• DATA SEGMENT:

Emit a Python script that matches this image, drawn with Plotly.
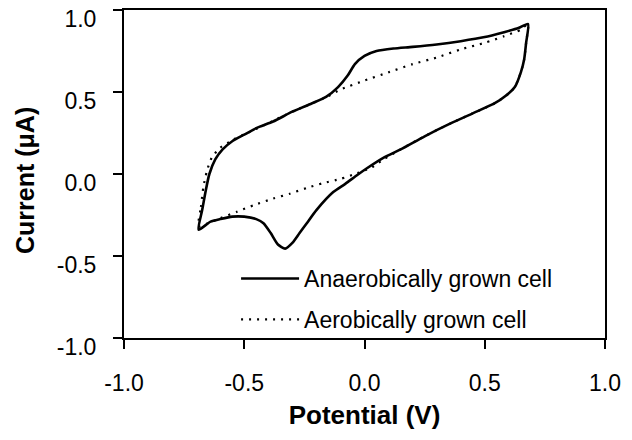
import plotly.graph_objects as go

# Anaerobically grown cell (solid) - cyclic voltammogram loop
anaer_x = [-0.69, -0.675, -0.66, -0.645, -0.62, -0.59, -0.55, -0.50, -0.45, -0.38, -0.30, -0.22,
           -0.16, -0.11, -0.07, -0.04, 0.00, 0.05, 0.12, 0.20, 0.30, 0.40, 0.50, 0.58, 0.64, 0.68,
           0.672, 0.664, 0.65, 0.625, 0.59, 0.54, 0.45, 0.36, 0.25, 0.15, 0.08, 0.01, -0.03, -0.08,
           -0.13, -0.20, -0.24, -0.27, -0.30, -0.33, -0.36, -0.39, -0.42, -0.45, -0.50, -0.55, -0.60,
           -0.64, -0.69]
anaer_y = [-0.34, -0.22, -0.10, 0.00, 0.09, 0.15, 0.20, 0.24, 0.28, 0.32, 0.38, 0.43,
           0.47, 0.53, 0.60, 0.67, 0.72, 0.75, 0.765, 0.775, 0.79, 0.81, 0.835, 0.865, 0.89, 0.915,
           0.80, 0.70, 0.62, 0.53, 0.48, 0.43, 0.37, 0.31, 0.23, 0.15, 0.10, 0.035, -0.006, -0.06,
           -0.11, -0.22, -0.30, -0.36, -0.42, -0.455, -0.43, -0.36, -0.30, -0.275, -0.26, -0.26, -0.275,
           -0.29, -0.34]

# Aerobically grown cell (dotted)
aer_x = [-0.69, -0.68, -0.67, -0.655, -0.635, -0.60, -0.545, -0.48, -0.40, -0.30, -0.22, -0.15,
         -0.10, 0.00, 0.10, 0.20, 0.30, 0.40, 0.50, 0.58, 0.65, 0.68,
         0.672, 0.664, 0.65, 0.625, 0.59, 0.54, 0.45, 0.36, 0.25, 0.15, 0.08, 0.03, -0.03, -0.10,
         -0.17, -0.24, -0.31, -0.38, -0.46, -0.53, -0.60, -0.65, -0.69]
aer_y = [-0.32, -0.20, -0.08, 0.02, 0.10, 0.16, 0.21, 0.255, 0.31, 0.38, 0.43, 0.475,
         0.515, 0.57, 0.62, 0.67, 0.71, 0.76, 0.80, 0.84, 0.88, 0.915,
         0.80, 0.70, 0.62, 0.53, 0.48, 0.43, 0.37, 0.31, 0.23, 0.15, 0.09, 0.04, 0.005, -0.03,
         -0.055, -0.085, -0.12, -0.15, -0.19, -0.23, -0.27, -0.30, -0.32]

x_ticks = [-1.0, -0.5, 0.0, 0.5, 1.0]
y_ticks = [-1.0, -0.5, 0.0, 0.5, 1.0]

FONT = "Liberation Sans, Arial, Helvetica, sans-serif"

fig = go.Figure()
fig.add_trace(go.Scatter(x=anaer_x, y=anaer_y, mode="lines", name="Anaerobically grown cell",
                         line=dict(color="black", width=2.6, shape="spline", smoothing=0.6),
                         legendgroup="a"))
fig.add_trace(go.Scatter(x=aer_x, y=aer_y, mode="lines", name="Aerobically grown cell",
                         line=dict(color="black", width=2.2, dash="2px,6px", shape="spline", smoothing=0.6),
                         legendgroup="b"))

axis_common = dict(showline=True, linecolor="black", linewidth=2, mirror=True,
                   ticks="outside", ticklen=9, tickwidth=1.5, tickcolor="black",
                   showgrid=False, zeroline=False, ticklabeloverflow="allow",
                   automargin=False,
                   tickfont=dict(family=FONT, size=23, color="black"))

fig.update_layout(
    width=632, height=440,
    margin=dict(l=124, r=27, t=10, b=102),
    paper_bgcolor="white", plot_bgcolor="white",
    showlegend=True,
    legend=dict(x=0.233, y=0.247, xanchor="left", yanchor="top",
                bgcolor="rgba(0,0,0,0)", borderwidth=0,
                font=dict(family=FONT, size=23, color="black"),
                traceorder="grouped", tracegroupgap=8, itemwidth=58),
    xaxis=dict(range=[-1.0, 1.0], tickvals=x_ticks, ticktext=[f"{v:.1f}" for v in x_ticks],
               ticklabelstandoff=14,
               title=dict(text="<b>Potential (V)</b>", font=dict(family=FONT, size=26, color="black"),
                          standoff=11),
               **axis_common),
    yaxis=dict(range=[-1.0, 1.0], tickvals=y_ticks, ticktext=[f"{v:.1f}" for v in y_ticks],
               ticklabelstandoff=12, ticklabelshift=9,
               **axis_common),
    annotations=[dict(text="<b>Current (μA)</b>", xref="paper", yref="paper",
                      x=-0.2058, y=0.4787, xanchor="center", yanchor="middle",
                      textangle=-90, showarrow=False,
                      font=dict(family=FONT, size=25, color="black"))],
)

fig.write_html("out.html", config={"displayModeBar": False},
               post_script="document.body.style.margin='0';")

• WORK REQUIRED: Each line from the top of the material through the line containing "import plotly.graph_objects as go" should be reproduced exactly; please drop any images.

• WRITTEN ANSWER:
Emit a Python script that matches this image, drawn with Plotly.
import plotly.graph_objects as go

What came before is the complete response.